Review | Non-Fiction | 2019



They say the internet is forever, but there's something about the ephemeral nature of social media that makes films about modern technology feel instantly dated. Enter Olivier Assayas, the latest auteur to try and tackle the deeper questions of modern technology. 

Non-Fiction is essentially a series of talky, philosophical musings about our intangible digital world, a sexier My Dinner with Andre set in the world of modern-day publishing. The film centers around 5 characters - Alain (Guillaume Canet) a publisher struggling to maintain the relevance of physical books in the face of rising e-book sales (reportedly, the film's English title was almost E-BOOK); his wife, Selena (Juliette Binoche), star of a potboiler police procedural TV show; his longtime friend, Léonard (Vincent Macaigne), an author who often gets in trouble for making his real-life inspirations a bit too obvious (including a brief affair with Selena), and his wife, Válerie (Nora Hamzawi), who is having an affair with Alain.

As the group swap beds and complaints about the state of the world and the publishing industry, Assayas begins to parse a series of theses about life in a world that cannot be touched, where human connections are fleeting and transitory, lived through a screen rather than face-to-face. The filmmaker mounted similar investigations of communication in Personal Shopper (2017) and theatre in Clouds of Sils Maria (2014), yet something seems to be missing from Non-Fiction that made those films so enthralling.  The heart of Non-Fiction seems to be a luddite rant about "kids these days and their cell-phones and e-readers" rather than a studied meditation on human experience. Assayas seems to be throwing his hands up in exasperation at every turn, decrying the progress of technology while longing for the feel of a real book in his hands.

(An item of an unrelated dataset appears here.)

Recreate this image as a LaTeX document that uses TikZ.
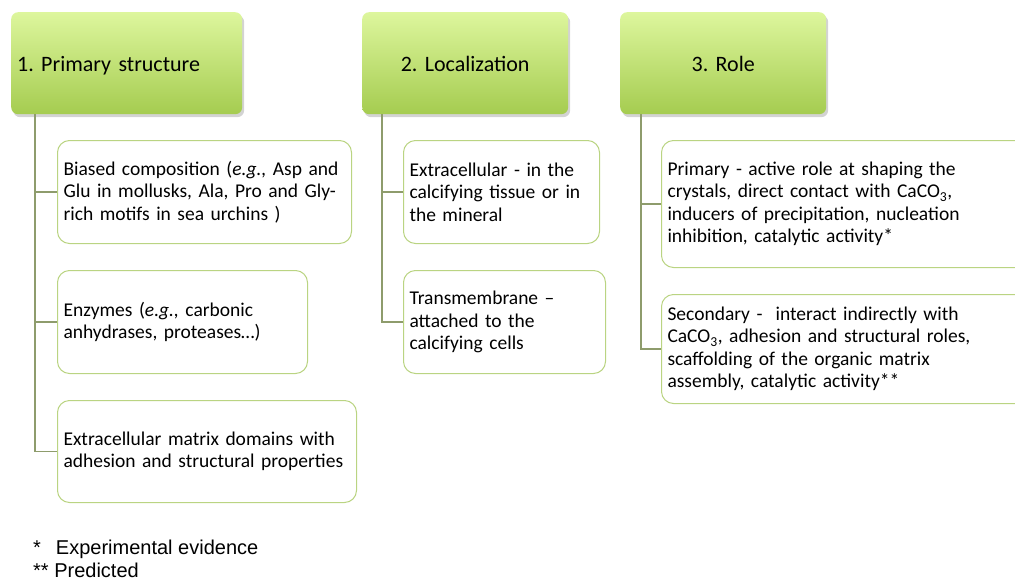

There's nothing inherently wrong with that, of course (I, too, prefer physical books to e-readers), and the filmmaker often seems to be in dialogue with himself about that very inner conflict. But his self-referencing (Juliette Binoche gets name-checked as a potential audio book narrator) and his prodding of Michel Haneke through a running joke about The White Ribbon feel like odd attempts at meta-humor that never quite congeal. While its never quite as didactic as Haneke's Happy End, a similar critique of modern technology, Non-Fiction feels as oddly temporal as the very ideas it seeks to explore. There are some fascinating ideas at play here, but Assayas handles them with a kind of smugness that is more off-putting than involving. There's a strange sense of condescension in his musings that keeps us at arm's length, never allowing its exploration of modern technology to really bloom. It's an unusually uninvolving detour for the historically erudite director, seemingly stuck too doggedly in the past to really explore the ideas that will shape our future.

GRADE - ★★ (out of four)


NON-FICTION | Directed by Olivier Assayas | Stars Guillaume Canet, Juliette Binoche, Vincent Macaigne, Nora Hamzawi, Christa ThĂ©ret, Pascal Greggory | Rated R for some language and sexuality/nudity | In French w/English subtitles | Now playing in select cities.